The copy must start at the line that contains "Give me the Plotly source for this chart." and finish at the line that contains "import plotly.graph_objects as go", reproducing each line exactly. Any picture in that span is omitted.

** Raw records **
══════════

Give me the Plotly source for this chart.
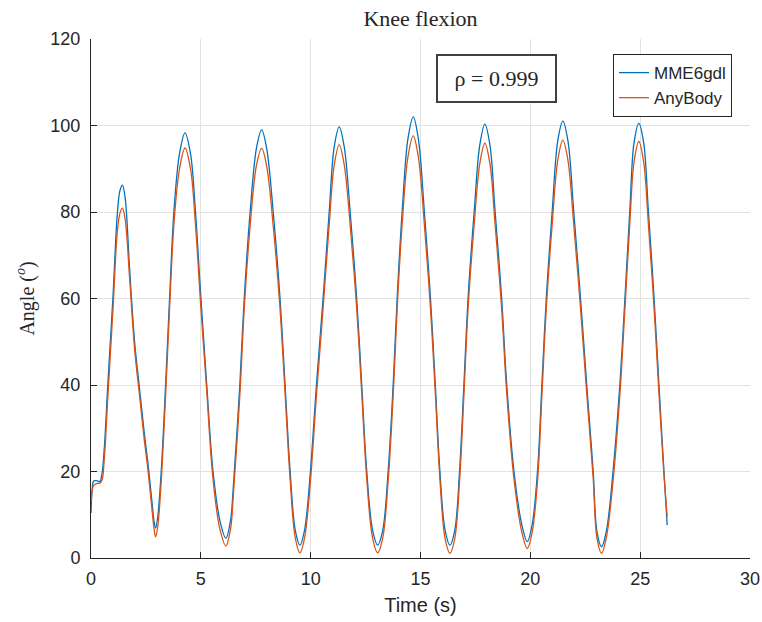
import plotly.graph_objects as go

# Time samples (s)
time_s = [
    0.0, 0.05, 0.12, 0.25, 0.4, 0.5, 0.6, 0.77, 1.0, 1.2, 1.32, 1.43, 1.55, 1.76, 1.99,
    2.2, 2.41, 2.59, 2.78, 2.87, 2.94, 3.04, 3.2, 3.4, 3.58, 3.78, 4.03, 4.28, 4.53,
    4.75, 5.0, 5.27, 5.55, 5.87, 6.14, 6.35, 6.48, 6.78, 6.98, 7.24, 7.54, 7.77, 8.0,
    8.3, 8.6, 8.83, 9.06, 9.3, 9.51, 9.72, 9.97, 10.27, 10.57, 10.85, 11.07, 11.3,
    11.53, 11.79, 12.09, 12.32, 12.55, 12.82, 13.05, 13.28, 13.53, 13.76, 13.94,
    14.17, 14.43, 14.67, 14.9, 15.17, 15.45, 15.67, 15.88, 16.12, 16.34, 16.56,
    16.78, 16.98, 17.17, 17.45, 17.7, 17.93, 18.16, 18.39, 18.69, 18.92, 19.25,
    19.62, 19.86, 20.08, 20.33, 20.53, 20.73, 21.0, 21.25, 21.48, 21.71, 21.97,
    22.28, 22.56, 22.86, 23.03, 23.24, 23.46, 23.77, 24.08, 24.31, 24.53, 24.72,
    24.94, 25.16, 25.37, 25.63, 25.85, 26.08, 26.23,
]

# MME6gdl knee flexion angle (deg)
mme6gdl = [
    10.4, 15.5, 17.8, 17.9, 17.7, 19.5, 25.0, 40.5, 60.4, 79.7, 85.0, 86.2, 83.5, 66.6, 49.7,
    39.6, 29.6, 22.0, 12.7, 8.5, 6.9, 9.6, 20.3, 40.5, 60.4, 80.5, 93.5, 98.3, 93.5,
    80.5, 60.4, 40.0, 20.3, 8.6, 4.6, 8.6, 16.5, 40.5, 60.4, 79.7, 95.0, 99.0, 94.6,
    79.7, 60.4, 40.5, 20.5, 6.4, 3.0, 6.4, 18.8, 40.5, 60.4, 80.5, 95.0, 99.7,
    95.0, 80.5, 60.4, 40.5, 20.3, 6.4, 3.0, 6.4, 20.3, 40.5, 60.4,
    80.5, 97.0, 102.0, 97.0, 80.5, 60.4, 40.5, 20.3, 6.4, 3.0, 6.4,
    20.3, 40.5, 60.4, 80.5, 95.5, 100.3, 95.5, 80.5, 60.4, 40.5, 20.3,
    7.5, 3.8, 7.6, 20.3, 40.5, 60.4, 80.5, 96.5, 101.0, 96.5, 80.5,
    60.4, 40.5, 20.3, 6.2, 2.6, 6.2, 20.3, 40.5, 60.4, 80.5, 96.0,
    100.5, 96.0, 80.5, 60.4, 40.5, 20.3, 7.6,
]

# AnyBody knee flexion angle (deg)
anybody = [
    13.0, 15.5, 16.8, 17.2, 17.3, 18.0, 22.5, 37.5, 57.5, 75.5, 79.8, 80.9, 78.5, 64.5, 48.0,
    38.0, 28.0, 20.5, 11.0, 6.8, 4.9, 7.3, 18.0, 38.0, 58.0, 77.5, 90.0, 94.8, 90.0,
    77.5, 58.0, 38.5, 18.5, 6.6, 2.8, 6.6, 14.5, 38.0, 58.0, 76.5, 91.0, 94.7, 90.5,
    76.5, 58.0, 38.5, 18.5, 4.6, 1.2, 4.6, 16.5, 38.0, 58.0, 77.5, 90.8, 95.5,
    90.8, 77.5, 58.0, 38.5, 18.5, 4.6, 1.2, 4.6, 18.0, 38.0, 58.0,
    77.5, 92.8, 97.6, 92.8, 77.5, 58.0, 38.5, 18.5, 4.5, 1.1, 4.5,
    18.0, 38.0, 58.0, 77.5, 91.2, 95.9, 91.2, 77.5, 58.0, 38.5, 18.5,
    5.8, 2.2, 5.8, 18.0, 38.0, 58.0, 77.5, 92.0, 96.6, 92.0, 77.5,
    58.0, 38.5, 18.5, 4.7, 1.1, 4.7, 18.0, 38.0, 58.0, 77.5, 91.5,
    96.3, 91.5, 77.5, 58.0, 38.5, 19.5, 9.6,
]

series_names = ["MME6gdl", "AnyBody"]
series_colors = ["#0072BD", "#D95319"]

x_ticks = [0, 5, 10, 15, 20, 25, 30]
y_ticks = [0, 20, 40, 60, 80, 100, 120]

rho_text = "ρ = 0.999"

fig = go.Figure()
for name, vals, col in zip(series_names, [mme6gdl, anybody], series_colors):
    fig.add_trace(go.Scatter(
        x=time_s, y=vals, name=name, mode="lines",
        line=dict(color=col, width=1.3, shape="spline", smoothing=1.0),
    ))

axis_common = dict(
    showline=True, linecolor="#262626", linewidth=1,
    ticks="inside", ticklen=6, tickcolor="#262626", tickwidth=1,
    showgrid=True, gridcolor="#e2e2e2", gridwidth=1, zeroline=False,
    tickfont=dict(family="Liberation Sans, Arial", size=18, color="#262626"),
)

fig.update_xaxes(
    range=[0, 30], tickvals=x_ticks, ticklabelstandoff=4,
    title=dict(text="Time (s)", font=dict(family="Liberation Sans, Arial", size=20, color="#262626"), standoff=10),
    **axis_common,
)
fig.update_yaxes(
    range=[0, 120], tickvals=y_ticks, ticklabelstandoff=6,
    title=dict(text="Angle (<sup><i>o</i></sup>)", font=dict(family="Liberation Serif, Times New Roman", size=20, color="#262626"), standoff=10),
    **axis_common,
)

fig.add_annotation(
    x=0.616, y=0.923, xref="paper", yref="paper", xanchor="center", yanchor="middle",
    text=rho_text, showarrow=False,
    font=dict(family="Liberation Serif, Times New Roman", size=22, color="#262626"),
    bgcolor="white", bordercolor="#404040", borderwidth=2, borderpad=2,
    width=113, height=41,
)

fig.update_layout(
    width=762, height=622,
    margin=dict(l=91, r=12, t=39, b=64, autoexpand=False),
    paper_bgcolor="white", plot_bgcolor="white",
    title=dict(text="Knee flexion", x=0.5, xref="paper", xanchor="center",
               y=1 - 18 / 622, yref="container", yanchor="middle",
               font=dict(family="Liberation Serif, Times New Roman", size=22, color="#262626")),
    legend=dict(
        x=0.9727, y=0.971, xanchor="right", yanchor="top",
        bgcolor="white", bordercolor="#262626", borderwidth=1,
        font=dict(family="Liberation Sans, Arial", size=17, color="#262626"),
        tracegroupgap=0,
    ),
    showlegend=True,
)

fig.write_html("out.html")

══════════

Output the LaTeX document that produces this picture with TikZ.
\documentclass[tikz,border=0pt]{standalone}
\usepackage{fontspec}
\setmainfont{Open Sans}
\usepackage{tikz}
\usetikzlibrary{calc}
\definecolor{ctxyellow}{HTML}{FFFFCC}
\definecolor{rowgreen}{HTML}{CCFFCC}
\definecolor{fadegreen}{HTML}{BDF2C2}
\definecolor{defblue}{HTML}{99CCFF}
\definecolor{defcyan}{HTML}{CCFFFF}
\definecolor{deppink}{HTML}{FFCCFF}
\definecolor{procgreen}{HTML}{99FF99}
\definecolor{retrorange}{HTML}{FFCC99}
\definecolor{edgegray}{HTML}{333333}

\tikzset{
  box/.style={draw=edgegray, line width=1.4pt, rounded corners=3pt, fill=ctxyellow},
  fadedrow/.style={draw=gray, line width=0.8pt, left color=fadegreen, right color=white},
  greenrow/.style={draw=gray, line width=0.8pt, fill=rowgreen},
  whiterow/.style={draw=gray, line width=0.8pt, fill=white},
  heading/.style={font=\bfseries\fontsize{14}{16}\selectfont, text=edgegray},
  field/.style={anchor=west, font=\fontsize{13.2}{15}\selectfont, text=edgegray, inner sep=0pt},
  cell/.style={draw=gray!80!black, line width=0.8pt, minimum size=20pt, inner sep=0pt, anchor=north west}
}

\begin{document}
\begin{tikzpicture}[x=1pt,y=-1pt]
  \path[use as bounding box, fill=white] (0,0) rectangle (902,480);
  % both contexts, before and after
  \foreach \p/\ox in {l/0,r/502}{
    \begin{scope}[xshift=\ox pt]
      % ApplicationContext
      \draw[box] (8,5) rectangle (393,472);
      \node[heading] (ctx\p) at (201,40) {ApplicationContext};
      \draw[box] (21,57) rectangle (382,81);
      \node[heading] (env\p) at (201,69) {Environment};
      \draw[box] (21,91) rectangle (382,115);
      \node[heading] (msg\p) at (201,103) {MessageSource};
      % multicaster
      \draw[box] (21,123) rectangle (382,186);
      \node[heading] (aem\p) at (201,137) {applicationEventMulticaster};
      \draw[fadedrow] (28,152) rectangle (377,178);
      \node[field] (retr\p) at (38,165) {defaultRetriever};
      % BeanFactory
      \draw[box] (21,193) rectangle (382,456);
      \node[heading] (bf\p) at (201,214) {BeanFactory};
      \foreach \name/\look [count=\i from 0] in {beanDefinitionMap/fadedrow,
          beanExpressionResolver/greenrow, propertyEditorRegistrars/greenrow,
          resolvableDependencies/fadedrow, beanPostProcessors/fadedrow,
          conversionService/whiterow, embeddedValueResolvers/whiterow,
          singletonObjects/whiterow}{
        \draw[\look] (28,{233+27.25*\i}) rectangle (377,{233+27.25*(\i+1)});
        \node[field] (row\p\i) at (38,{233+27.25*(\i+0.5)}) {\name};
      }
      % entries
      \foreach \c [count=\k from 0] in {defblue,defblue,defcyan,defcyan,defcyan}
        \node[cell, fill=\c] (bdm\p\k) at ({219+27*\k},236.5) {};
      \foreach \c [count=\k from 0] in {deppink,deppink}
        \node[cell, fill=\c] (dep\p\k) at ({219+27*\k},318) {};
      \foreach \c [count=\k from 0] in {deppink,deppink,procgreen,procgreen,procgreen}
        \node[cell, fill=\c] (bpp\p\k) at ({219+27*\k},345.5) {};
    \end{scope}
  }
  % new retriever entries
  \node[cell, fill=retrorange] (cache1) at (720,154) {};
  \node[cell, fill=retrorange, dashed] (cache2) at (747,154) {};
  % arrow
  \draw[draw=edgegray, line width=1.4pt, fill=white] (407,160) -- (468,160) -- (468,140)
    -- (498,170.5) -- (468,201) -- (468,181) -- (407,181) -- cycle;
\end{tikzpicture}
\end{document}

══════════

** The output **
Give me the Plotly source for this chart.
import plotly.graph_objects as go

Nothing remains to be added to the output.